The Third Logistics Revolution

The first revolution in logistics began thousands of years ago, and the second revolution began 150 years ago. The third and latest revolution began in the 1970s, and we believe we’re in the early stages. Let’s a take a quick catchup tour, and then look at what comes next.

Revolution 1: Agricultural Revolution

The first revolution in logistics came with the domestication of animals and plants. This marked the beginning of an agricultural way of life and more permanent civilizations, with humans no longer needing to wander to hunt animals and gather plants for their food supplies. The best logistics system of its day, and one that would endure to the twentieth century, was the one built by the brilliant, irrepressible, and somewhat mad Alexander the Great, who wished to conquer the world. Perhaps the most distinctive aspects of his system were the advance supply depots for his armies, and the basic math behind supplying a large expeditionary army. The distances and dimensions of Alexander’s 4,000-mile march across Asia, before the invention of trains, planes or automobiles, still boggles the mind.

Revolution 2: Industrial Revolution

The Industrial Revolution brought along with it the second revolution in logistics. This is when the world transitioned from hand production methods to machines that could produce identical products en mass. Waterways, roads, and rail were reconfigured to transport bulk materials long distances. This all led to an unprecedented rise in the rate of population growth, and ultimately WWII. As John Keegan, the distinguished military historian, writes in his landmark book, A History of Warfare, “It was America’s industry that overwhelmed its German and Japanese enemies, though only because American shipyards also supplied the transportation to move it.” In 1941, it took the U.S. an average of 150 days to build a Liberty ship. By the end of 1942, this was cut down to an astounding four days and fifteen hours and they were turning out a ship a day, a rate maintained until the end of the war, thus helping to win the crucial “Battle of the Atlantic.” This was the personification of the arsenal of democracy and of American logistical can-do.

Revolution 3: Information Revolution

Computers and Fedex

We mark the late 1970s as the earliest phase of the Information Revolution, and along with it the third revolution in logistics, with the advent of the computer, and the tracking number. Fedex founder Fred Smith is famous for saying, “The information about the package is as important as the package itself.” 

The Gulf War and the Internet

In the early 1990s, the Gulf War provided a major test for all this new technology. During this operation, the Army moved more than 41,000 cargo containers on 500 ships and 10,000 aircraft to Southwest Asia—numbers that are in many ways unbelievable.

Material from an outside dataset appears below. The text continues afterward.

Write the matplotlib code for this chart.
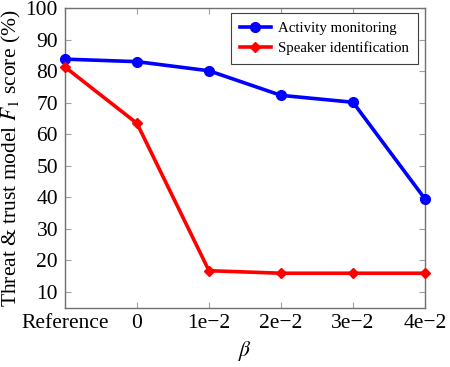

This massive “push of logistics” quickly overwhelmed the theater infrastructure, and by the end of the war in 1991, half the sea containers were still sealed with their contents unidentified. Thus began the next phase of the Information Revolution, with Fedex.com and Amazon launching in 1994, and the Department of Defense initiating Vision 2010, a landmark paper envisioning a future of “total visibility of all people and materiel, so as to instill confidence in the troops with definite information about when and where goods would be delivered.” The logistical guesswork and improvisation of the past was unacceptable. Advances in inventory control and automation set the stage for large U.S. businesses to begin selling online.

Mobile phones and Amazon

The iPhone launched in 2007, helping bring online access to the 45% of the world’s population covered by 3G mobile networks, growing subscribers 35% per year, and helping the Internet to become ubiquitous around the world.

Meanwhile in the U.S., Amazon has grown to control more than a third of all online retail spend, and 5% of all retail sales. More people spend money online with Amazon, than with all other retailers—combined. The rocket ship for Amazon’s growth has been its marketplace—the platform where Amazon allows third-party sellers to use its retail and logistics infrastructure to sell and deliver items to Amazon shoppers. It accounts for almost 70% of Amazon’s retail sales. Combine the “Amazon-effect” with global economic challenges, and increasingly polarized geopolitics, and it should come as no surprise that most companies are rethinking their supply chains

We believe this “global awakening” is in its infancy, and that it will take decades for the following theses to play out:

Reinventing supply chains
Advances in robotics, transportation, chemistry and biology will enable industries to reinvent their supply chains.

Building platforms for on-demand services
As more industries are pressured to offer more services on demand, they’ll need help getting C-caliber people to deliver A-caliber results.

Exporting eCommerce logistics
The Internet enables non-US businesses to emulate US eCommerce, but they need logistical support.